SUMMERING – Review by Valerie Kalfrin
The coming-of-age tale Summering has its heart in the right place, with a tween-set adventure featuring four girls, but its jarring tones and story are a mess. Consider it a lesser imitation of Stand By Me, without the depth and nuance.
In director Rob Reiner’s 1986 classic, based on a Stephen King novella, four boys trek into the woods one summer to run down a rumor about the body of a missing boy. They sing, “Have Gun Will Travel,” tell stories, clown with each other, and make an anonymous phone call to the police once they find the child. They emerge wiser from the experience.
The four girls in director James Ponsoldt’s Summering sing “Miss Mary Mack” while hiking into the woods on their last weekend before middle school, visiting a tree where they’ve hung knickknacks. (They’ve named it Terabithia after Katherine Paterson’s award-winning novel.) Within minutes, they find a body—a facedown man in a suit who might have jumped from the nearby overpass bridge.

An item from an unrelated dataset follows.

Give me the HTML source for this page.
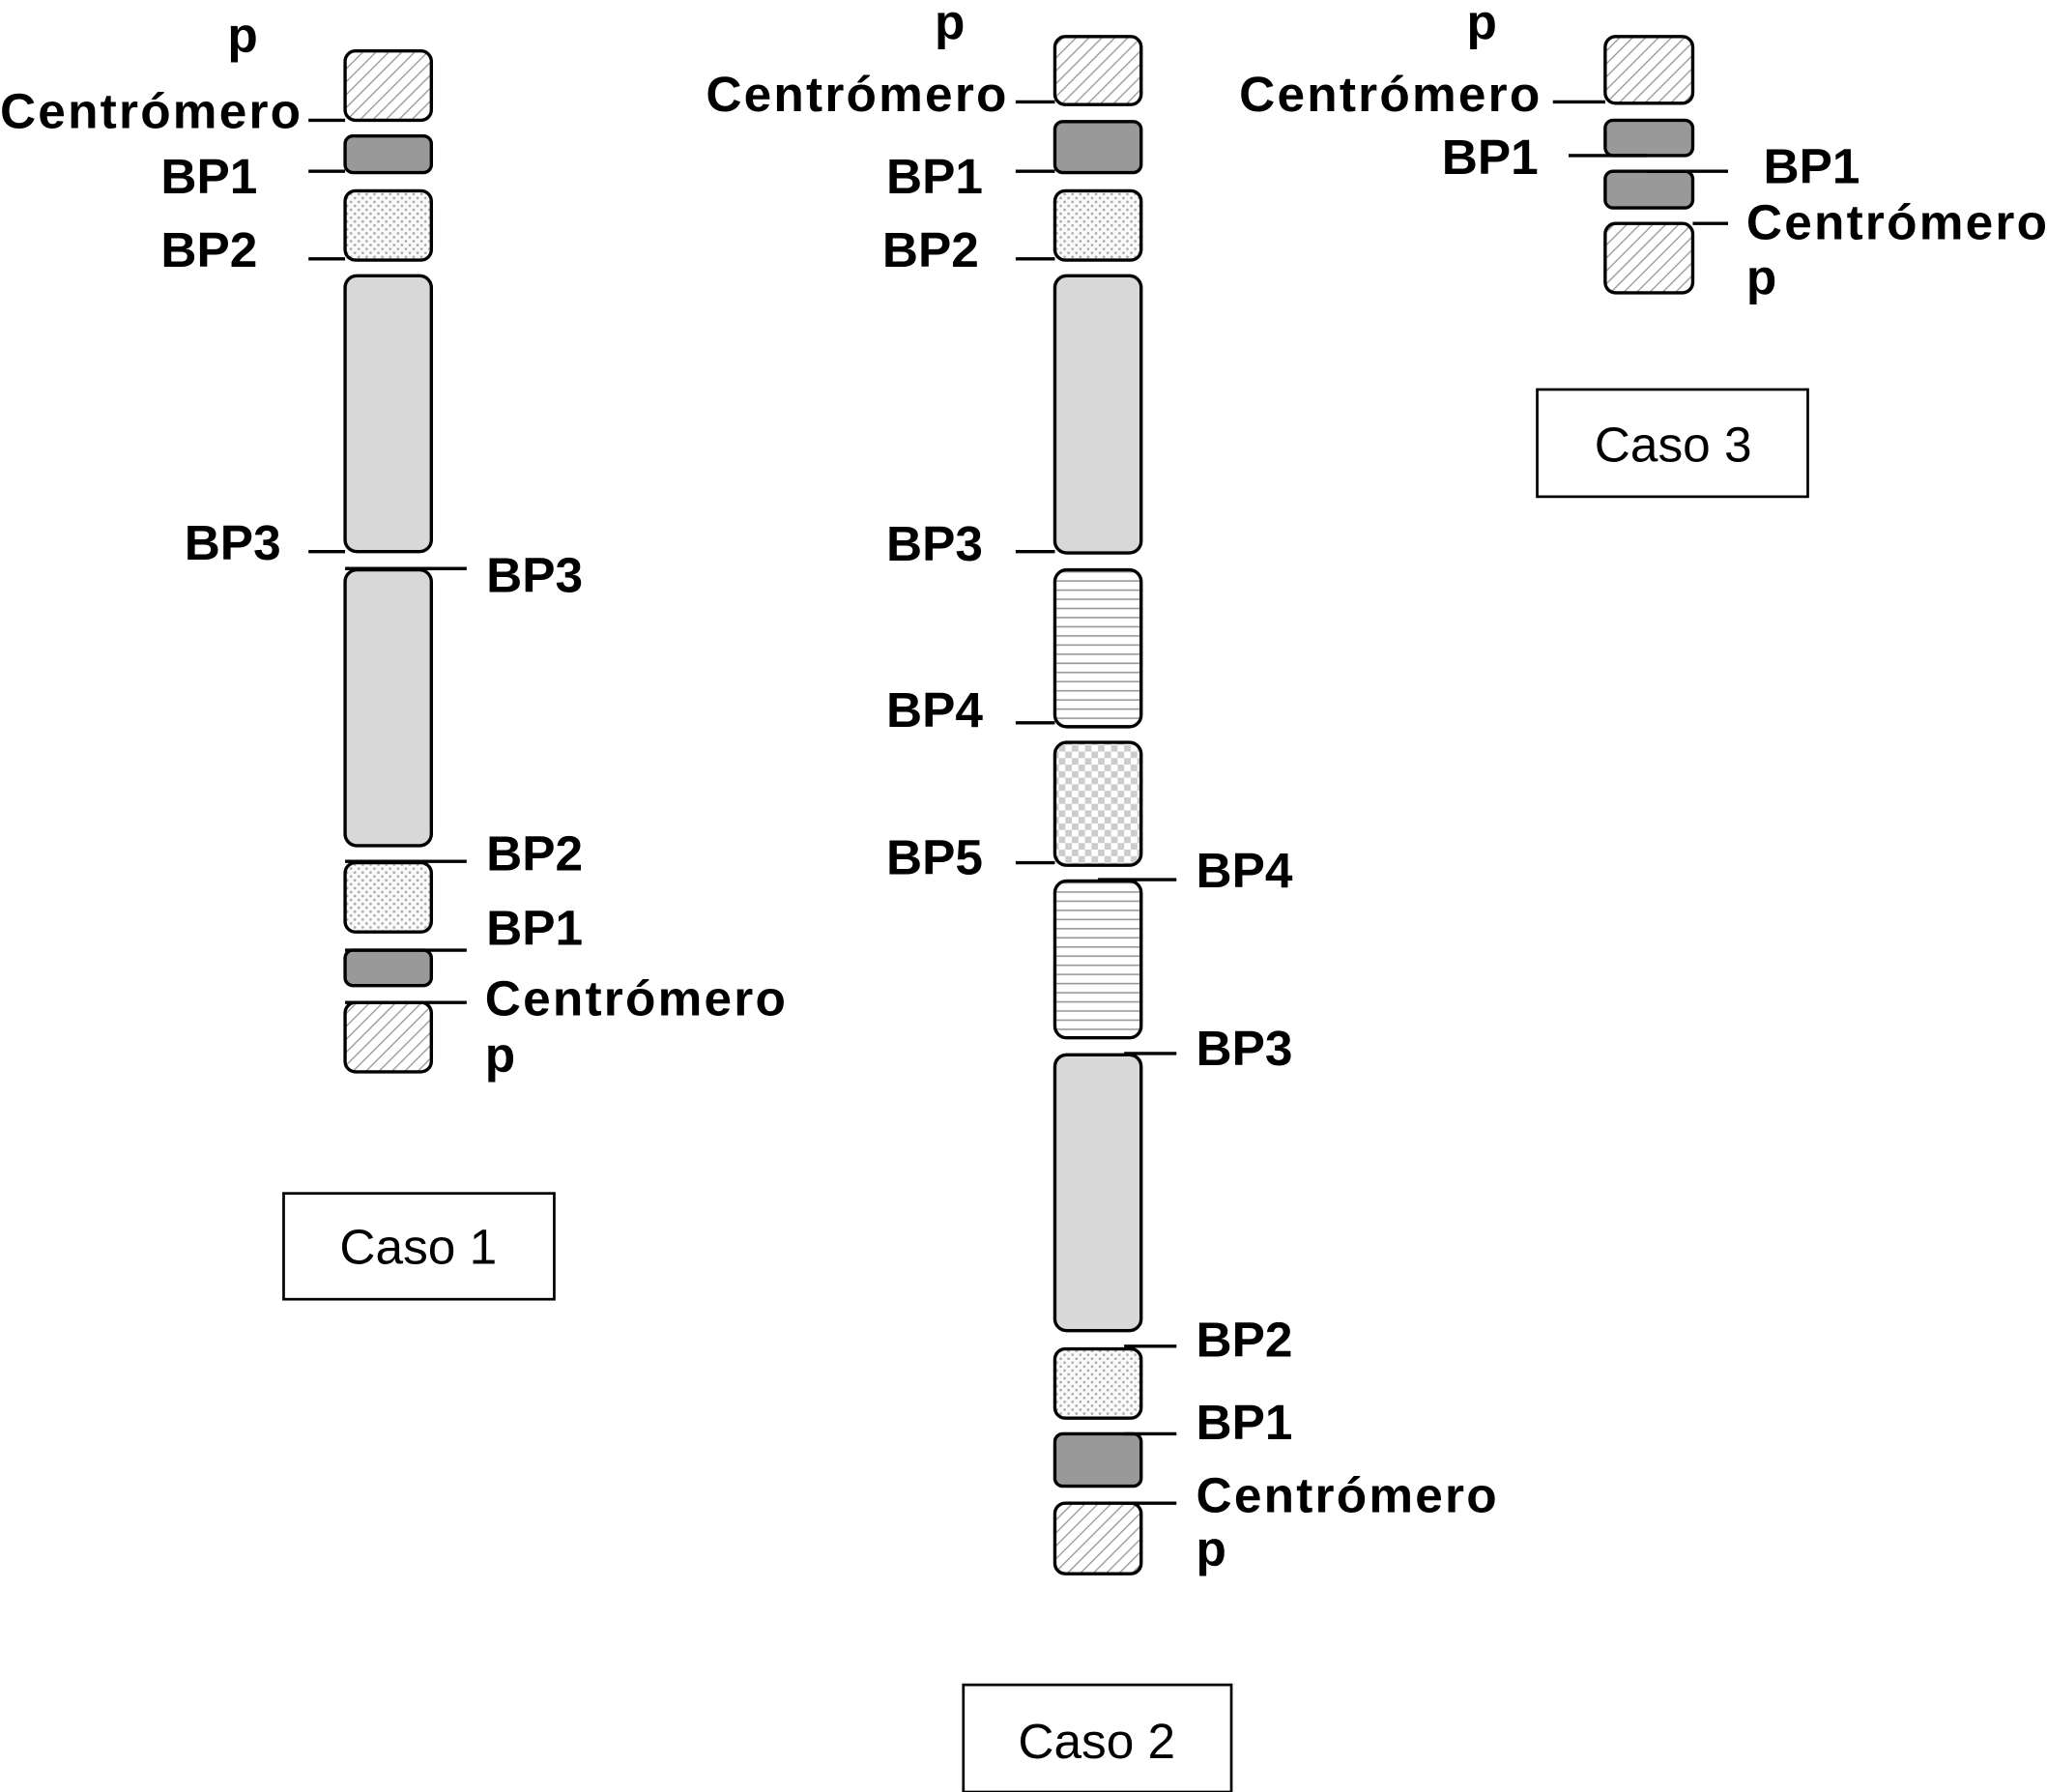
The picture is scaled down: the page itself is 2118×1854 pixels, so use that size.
<!DOCTYPE html>
<html><head><meta charset="utf-8"><style>
html,body{margin:0;padding:0;background:#fff;}
svg{display:block;}
text{font-family:"Liberation Sans",Arial,sans-serif;font-weight:bold;font-size:38px;fill:#000;}
.n{font-weight:normal;font-size:38px;}
</style></head><body>
<svg width="2118" height="1854" viewBox="0 0 1566 1371" preserveAspectRatio="none" xmlns="http://www.w3.org/2000/svg">
<defs>
<pattern id="hat" width="7" height="7" patternUnits="userSpaceOnUse" patternTransform="rotate(45)">
<rect width="7" height="7" fill="#fff"/><line x1="0" y1="0" x2="0" y2="7" stroke="#999" stroke-width="2"/></pattern>
<pattern id="dot" width="6" height="6" patternUnits="userSpaceOnUse">
<rect width="6" height="6" fill="#fafafa"/><circle cx="1.5" cy="1.5" r="1" fill="#aaa"/><circle cx="4.5" cy="4.5" r="1" fill="#aaa"/></pattern>
<pattern id="hor" width="6" height="7" patternUnits="userSpaceOnUse">
<rect width="6" height="7" fill="#fff"/><line x1="0" y1="3.5" x2="6" y2="3.5" stroke="#999" stroke-width="1.2"/></pattern>
<pattern id="chk" width="10" height="10" patternUnits="userSpaceOnUse">
<rect width="10" height="10" fill="#fff"/><rect width="5" height="5" fill="#ccc"/><rect x="5" y="5" width="5" height="5" fill="#ccc"/></pattern>
</defs>
<g stroke="#000" stroke-width="2.5">
<!-- Case 1 -->
<rect x="264" y="39" width="66" height="53" rx="8" fill="url(#hat)"/>
<rect x="264" y="104" width="66" height="28" rx="6" fill="#999"/>
<rect x="264" y="146" width="66" height="53" rx="8" fill="url(#dot)"/>
<rect x="264" y="211" width="66" height="211" rx="9" fill="#d8d8d8"/>
<rect x="264" y="436" width="66" height="211" rx="9" fill="#d8d8d8"/>
<rect x="264" y="660" width="66" height="53" rx="8" fill="url(#dot)"/>
<rect x="264" y="727" width="66" height="27" rx="6" fill="#999"/>
<rect x="264" y="767" width="66" height="53" rx="8" fill="url(#hat)"/>
<line x1="236" y1="92" x2="264" y2="92"/><line x1="236" y1="131" x2="264" y2="131"/>
<line x1="236" y1="198" x2="264" y2="198"/><line x1="236" y1="422" x2="264" y2="422"/>
<line x1="264" y1="435" x2="357" y2="435"/><line x1="264" y1="659" x2="357" y2="659"/>
<line x1="264" y1="727" x2="357" y2="727"/><line x1="264" y1="767" x2="357" y2="767"/>
<!-- Case 2 -->
<rect x="807" y="28" width="66" height="52" rx="8" fill="url(#hat)"/>
<rect x="807" y="93" width="66" height="39" rx="6" fill="#999"/>
<rect x="807" y="146" width="66" height="53" rx="8" fill="url(#dot)"/>
<rect x="807" y="211" width="66" height="212" rx="9" fill="#d8d8d8"/>
<rect x="807" y="436" width="66" height="120" rx="9" fill="url(#hor)"/>
<rect x="807" y="568" width="66" height="94" rx="9" fill="url(#chk)"/>
<rect x="807" y="674" width="66" height="120" rx="9" fill="url(#hor)"/>
<rect x="807" y="807" width="66" height="211" rx="9" fill="#d8d8d8"/>
<rect x="807" y="1032" width="66" height="53" rx="8" fill="url(#dot)"/>
<rect x="807" y="1097" width="66" height="40" rx="6" fill="#999"/>
<rect x="807" y="1150" width="66" height="54" rx="8" fill="url(#hat)"/>
<line x1="777" y1="78" x2="807" y2="78"/><line x1="777" y1="131" x2="807" y2="131"/>
<line x1="777" y1="198" x2="807" y2="198"/><line x1="777" y1="422" x2="807" y2="422"/>
<line x1="777" y1="553" x2="807" y2="553"/><line x1="777" y1="660" x2="807" y2="660"/>
<line x1="840" y1="673" x2="900" y2="673"/><line x1="860" y1="806" x2="900" y2="806"/>
<line x1="860" y1="1030" x2="900" y2="1030"/><line x1="860" y1="1097" x2="900" y2="1097"/>
<line x1="860" y1="1150" x2="900" y2="1150"/>
<!-- Case 3 -->
<rect x="1228" y="28" width="67" height="51" rx="8" fill="url(#hat)"/>
<rect x="1228" y="92" width="67" height="27" rx="6" fill="#999"/>
<rect x="1228" y="131" width="67" height="28" rx="6" fill="#999"/>
<rect x="1228" y="171" width="67" height="53" rx="8" fill="url(#hat)"/>
<line x1="1188" y1="78" x2="1228" y2="78"/>
<line x1="1200" y1="119" x2="1260" y2="119"/><line x1="1260" y1="131" x2="1322" y2="131"/>
<line x1="1295" y1="171" x2="1322" y2="171"/>
<!-- boxes -->
<rect x="217" y="913" width="207" height="81" fill="#fff" stroke-width="2"/>
<rect x="737" y="1289" width="205" height="82" fill="#fff" stroke-width="2"/>
<rect x="1176" y="298" width="207" height="82" fill="#fff" stroke-width="2"/>
</g>
<!-- Case 1 labels -->
<text x="174" y="40">p</text>
<text x="0" y="98" textLength="230">Centrómero</text>
<text x="123" y="148">BP1</text>
<text x="123" y="204">BP2</text>
<text x="141" y="428">BP3</text>
<text x="372" y="453">BP3</text>
<text x="372" y="666">BP2</text>
<text x="372" y="723">BP1</text>
<text x="371" y="777" textLength="230">Centrómero</text>
<text x="371" y="820">p</text>
<text class="n" x="320" y="967" text-anchor="middle">Caso 1</text>
<!-- Case 2 labels -->
<text x="715" y="30">p</text>
<text x="540" y="85" textLength="230">Centrómero</text>
<text x="678" y="148">BP1</text>
<text x="675" y="204">BP2</text>
<text x="678" y="429">BP3</text>
<text x="678" y="556">BP4</text>
<text x="678" y="669">BP5</text>
<text x="915" y="679">BP4</text>
<text x="915" y="815">BP3</text>
<text x="915" y="1038">BP2</text>
<text x="915" y="1101">BP1</text>
<text x="915" y="1157" textLength="230">Centrómero</text>
<text x="915" y="1198">p</text>
<text class="n" x="839" y="1345" text-anchor="middle">Caso 2</text>
<!-- Case 3 labels -->
<text x="1122" y="30">p</text>
<text x="948" y="85" textLength="230">Centrómero</text>
<text x="1103" y="133">BP1</text>
<text x="1349" y="140">BP1</text>
<text x="1336" y="183" textLength="230">Centrómero</text>
<text x="1336" y="225">p</text>
<text class="n" x="1280" y="353" text-anchor="middle">Caso 3</text>
</svg>
</body></html>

Mari (Eden Grace Redfield, Our Flag Means Death), the only one with a cell phone, immediately suggests calling her mom or the police. But Dina (Madalen Mills, The Tiger Rising) balks, not because she’s worried they’ll get into trouble, or because of a distrust of authority. (The friends are of different races and socioeconomic backgrounds, a dynamic that’s never explored.)
Rather, this is their last weekend together before splitting into different schools, so why ruin it with the police and their helicopter moms asking questions? She actually says, “What’s the rush?”

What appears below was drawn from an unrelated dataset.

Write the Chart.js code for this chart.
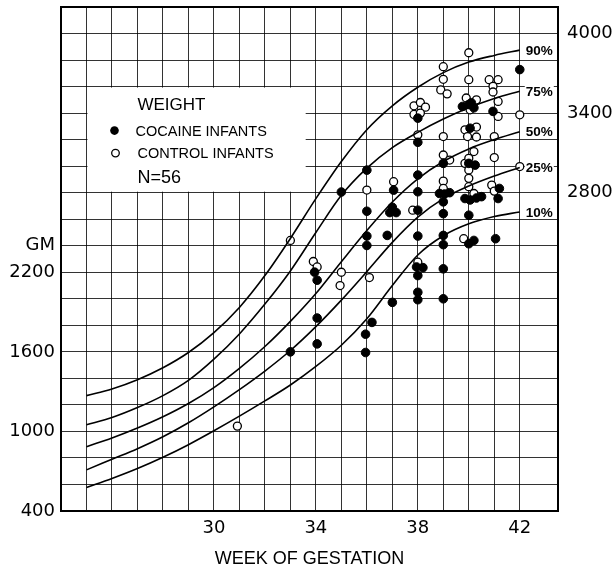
<!DOCTYPE html>
<html>
<head>
<meta charset="utf-8">
<script src="https://cdn.jsdelivr.net/npm/chart.js@4.4.1/dist/chart.umd.min.js"></script>
<style>
  body { margin: 0; background: #fff; }
  canvas { display: block; }
</style>
</head>
<body>
<canvas id="weightChart" width="613" height="570"></canvas>
<script>
// percentile curves (grams per week of gestation)
const curveWeeks = [25, 26, 27, 28, 29, 30, 31, 32, 33, 34, 35, 36, 37, 38, 39, 40, 41, 42];
const p90 = [1270, 1320, 1390, 1480, 1595, 1745, 1935, 2175, 2455, 2755, 3035, 3275, 3455, 3595, 3705, 3785, 3835, 3875];
const p75 = [1050, 1105, 1180, 1270, 1385, 1545, 1735, 1960, 2210, 2500, 2780, 2985, 3140, 3255, 3355, 3440, 3510, 3565];
const p50 = [885, 950, 1025, 1110, 1210, 1330, 1475, 1640, 1830, 2040, 2280, 2515, 2730, 2905, 3035, 3130, 3200, 3260];
const p25 = [710, 790, 870, 960, 1065, 1185, 1315, 1455, 1610, 1790, 1990, 2205, 2425, 2615, 2755, 2850, 2925, 2990];
const p10 = [577, 645, 720, 805, 900, 1005, 1115, 1230, 1350, 1490, 1650, 1850, 2100, 2330, 2475, 2565, 2620, 2655];
const curveLabels = ['90%', '75%', '50%', '25%', '10%'];

// [week, grams]
const cocaineInfants = [
    [33, 1600],
    [33.95, 2201], [34.05, 2140], [34.05, 1855], [34.05, 1660],
    [35, 2805],
    [36, 2970], [36, 2660], [36, 2473], [36, 2402], [36.2, 1822], [35.95, 1733], [35.95, 1595],
    [37.05, 2819], [36.9, 2650], [37.15, 2650], [37, 2690], [36.8, 2478], [37, 1973],
    [38, 3362], [38, 3180], [38, 2933], [38, 2807], [38, 2668], [38, 2473],
    [37.95, 2240], [38.2, 2235], [38, 2175], [38, 2049], [38, 1993],
    [39, 3021], [38.85, 2794], [39.05, 2790], [39.25, 2800], [39, 2731], [39, 2642],
    [39, 2478], [39, 2408], [39, 2226], [39, 2000],
    [39.75, 3450], [40, 3465], [40.2, 3440], [40.1, 3478], [40.05, 3286], [40, 3021], [40.25, 3008],
    [39.85, 2756], [40.05, 2745], [40.3, 2760], [40.5, 2770], [40, 2630], [40, 2415], [40.2, 2440],
    [40.95, 3413], [41.2, 2832], [41.15, 2756], [41.05, 2453],
    [42, 3728]
];
const controlInfants = [
    [30.92, 1040],
    [33, 2440],
    [33.9, 2281], [34.05, 2240],
    [35, 2200], [34.95, 2100],
    [36, 2820], [36.1, 2160],
    [37.05, 2883], [37.8, 2668],
    [37.85, 3455], [38.1, 3480], [38.3, 3445], [37.85, 3390], [38.1, 3400], [38, 3236], [38, 2276],
    [39, 3750], [39, 3655], [38.9, 3575], [39.15, 3545], [39, 3223], [39, 3084], [39.25, 3046],
    [39, 2887], [39, 2832],
    [40, 3855], [40, 3652], [39.9, 3514], [40.3, 3500], [40.05, 3425], [39.85, 3274], [40.3, 3295],
    [39.95, 3223], [40.3, 3220], [40.2, 3110], [39.85, 3021], [40, 3059], [40, 2971], [40, 2908],
    [40, 2845], [40.2, 2794], [39.8, 2453],
    [40.8, 3652], [41.15, 3652], [40.95, 3602], [40.95, 3559], [41.15, 3488], [41.15, 3375],
    [41, 3223], [41, 3065], [40.9, 2857], [41, 2812],
    [42, 3387], [42, 2997]
];

const xTickLabels = [30, 34, 38, 42];
const leftTickLabels = [400, 1000, 1600, 2200];
const unitTick = 2400; // "GM" sits on this line
const rightTickLabels = [2800, 3400, 4000];

const numFont = { family: 'DejaVu Sans', size: 18 };
const gridColor = 'rgba(0,0,0,0.8)';

const toXY = (xs, ys) => xs.map((x, i) => ({ x: x, y: ys[i] }));
const fromPairs = arr => arr.map(p => ({ x: p[0], y: p[1] }));

const curveSet = (values) => ({
    type: 'line',
    data: toXY(curveWeeks, values),
    borderColor: '#000',
    borderWidth: 1.6,
    pointRadius: 0,
    fill: false,
    cubicInterpolationMode: 'monotone'
});

// keep the plot box where the printed one is
const fixY = (width) => (scale) => {
    scale.width = width;
    scale.paddingTop = 0;
    scale.paddingBottom = 0;
};

// white legend panel, legend text and percentile labels
const overlay = {
    id: 'overlay',
    beforeDatasetsDraw(chart) {
        const { ctx, scales: { x, y } } = chart;
        const left = x.getPixelForValue(25) + 1;
        const right = x.getPixelForValue(33.6);
        const top = y.getPixelForValue(3600) + 1;
        const bottom = y.getPixelForValue(2800) - 1;
        ctx.save();
        ctx.fillStyle = '#fff';
        ctx.fillRect(left, top, right - left, bottom - top);

        ctx.fillStyle = '#000';
        ctx.textBaseline = 'alphabetic';
        ctx.font = '17px "Liberation Sans", Arial, sans-serif';
        ctx.fillText('WEIGHT', left + 50, top + 22);
        ctx.font = '14.5px "Liberation Sans", Arial, sans-serif';
        ctx.fillText('COCAINE INFANTS', left + 48, top + 48);
        ctx.fillText('CONTROL INFANTS', left + 50, top + 70);
        ctx.font = '18px "Liberation Sans", Arial, sans-serif';
        ctx.fillText('N=56', left + 50, top + 95);

        ctx.beginPath();
        ctx.arc(left + 27, top + 43, 4.3, 0, Math.PI * 2);
        ctx.fill();
        ctx.beginPath();
        ctx.arc(left + 28, top + 65.5, 3.8, 0, Math.PI * 2);
        ctx.fillStyle = '#fff';
        ctx.fill();
        ctx.lineWidth = 1.3;
        ctx.strokeStyle = '#000';
        ctx.stroke();
        ctx.restore();
    },
    afterDatasetsDraw(chart) {
        const { ctx } = chart;
        ctx.save();
        ctx.font = 'bold 13.5px "Liberation Sans", Arial, sans-serif';
        ctx.textBaseline = 'middle';
        curveLabels.forEach((label, i) => {
            const pts = chart.getDatasetMeta(i).data;
            const end = pts[pts.length - 1];
            const w = ctx.measureText(label).width;
            ctx.fillStyle = '#fff';
            ctx.fillRect(end.x + 5, end.y - 7, w + 2, 14);
            ctx.fillStyle = '#000';
            ctx.fillText(label, end.x + 6, end.y + 1);
        });
        ctx.restore();
    }
};

new Chart(document.getElementById('weightChart'), {
    type: 'scatter',
    data: {
        datasets: [
            curveSet(p90),
            curveSet(p75),
            curveSet(p50),
            curveSet(p25),
            curveSet(p10),
            {
                label: 'COCAINE INFANTS',
                data: fromPairs(cocaineInfants),
                pointRadius: 4.3,
                pointBackgroundColor: '#000',
                pointBorderColor: '#000',
                pointBorderWidth: 1
            },
            {
                label: 'CONTROL INFANTS',
                data: fromPairs(controlInfants),
                pointRadius: 4,
                pointBackgroundColor: '#fff',
                pointBorderColor: '#000',
                pointBorderWidth: 1.3
            }
        ]
    },
    options: {
        responsive: false,
        animation: false,
        devicePixelRatio: 1,
        layout: { padding: { top: 7 } },
        plugins: {
            legend: { display: false },
            tooltip: { enabled: false }
        },
        scales: {
            x: {
                type: 'linear',
                min: 24,
                max: 43.5,
                ticks: {
                    stepSize: 1,
                    autoSkip: false,
                    maxRotation: 0,
                    padding: 7,
                    color: '#000',
                    font: numFont,
                    callback: v => xTickLabels.includes(v) ? String(v) : ''
                },
                grid: { color: gridColor, lineWidth: 1, drawTicks: false },
                border: { color: '#000', width: 2 },
                title: {
                    display: true,
                    text: 'WEEK OF GESTATION',
                    color: '#000',
                    font: { family: 'Liberation Sans', size: 18 },
                    padding: { top: 0, bottom: 0 }
                },
                afterFit(scale) { scale.height = 59; }
            },
            y: {
                position: 'left',
                min: 400,
                max: 4200,
                ticks: {
                    stepSize: 200,
                    autoSkip: false,
                    padding: 6,
                    color: '#000',
                    font: numFont,
                    callback: v => leftTickLabels.includes(v) ? String(v) : (v === unitTick ? 'GM' : '')
                },
                grid: {
                    drawTicks: false,
                    color: c => (c.tick && c.tick.value === 4200) ? '#000' : gridColor,
                    lineWidth: c => (c.tick && c.tick.value === 4200) ? 2 : 1
                },
                border: { color: '#000', width: 2 },
                afterFit: fixY(61)
            },
            y2: {
                position: 'right',
                min: 400,
                max: 4200,
                ticks: {
                    stepSize: 200,
                    autoSkip: false,
                    padding: 9,
                    color: '#000',
                    font: numFont,
                    callback: v => rightTickLabels.includes(v) ? String(v) : ''
                },
                grid: { display: false, drawTicks: false },
                border: { color: '#000', width: 2 },
                afterFit: fixY(55)
            }
        }
    },
    plugins: [overlay]
});
</script>
</body>
</html>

Dina suggests they try to figure out who the man is over the next day, a Saturday. They’ll tell the adults by Sunday if they’re stumped.
Daisy (Lia Barnett), whose mother (Lake Bell) is a police officer, agrees. So does Lola (Sanai Victoria, Diary of a Future President), who also suggests holding a seance.
I don’t want to be unkind to the young performers here, so let’s just say that the script doesn’t serve them well. Ponsoldt (The Spectacular Now, The Circle) co-wrote it with Benjamin Percy, with input from producer P. Jennifer Dana (The Assistant), according to the press notes. Yet none of these girls has the authentic personality and goofiness of this age captured in the animated quartet of this year’s Turning Red.
None questions why they’re doing this or finds it gross, either. Dina loves the crime shows that her mother watches and brings blue gloves so everyone can move the body and search the man’s belongings. The sound of flies abounds, and all I could think, having been a crime reporter for a decade (besides what the body must have looked like), was, “There goes any evidence.” The stench alone would have been unbearable—especially in August.
Daisy has a reasonable emotional impulse to find the man’s family. Her dad is absent, although whether he’s died or has left the family is initially unclear. She takes her mom’s revolver along and is the most determined—until things like dancing and singing at a sleepover take priority over their mission.
If Summering wanted to comment on youthful flightiness or detachment, that might be the point, but the film doesn’t embrace that ethos. Ponsoldt has said he wanted to make an adventure in which his daughter could see herself and her friends, and while that’s laudable, Summering doesn’t work. The film doesn’t know how to balance the weight of death and thoughts about the passage of time with the carefree and fleeting innocence of childhood. One minute, the girls are cartwheeling through sprinklers on lawns in dappled sunlight and slow motion, courtesy of cinematographer Greta Zozula (The Half of It), and the next, Mari is screaming for her mom (Megan Mullally), thinking she’s seen the dead man in the dark outside her window.
Summering has some CGI moments, such as painted handprints falling from a mural, that stick out compared to the story’s realistic bent. The film also has an unnecessary voiceover from Daisy that sheds little insight on what we’re watching, with observations such as, “I guess some things die to leave room for other things.” Really?
With its patchwork of conflicting tones and no strong narrative arc, Summering leaves its characters going nowhere.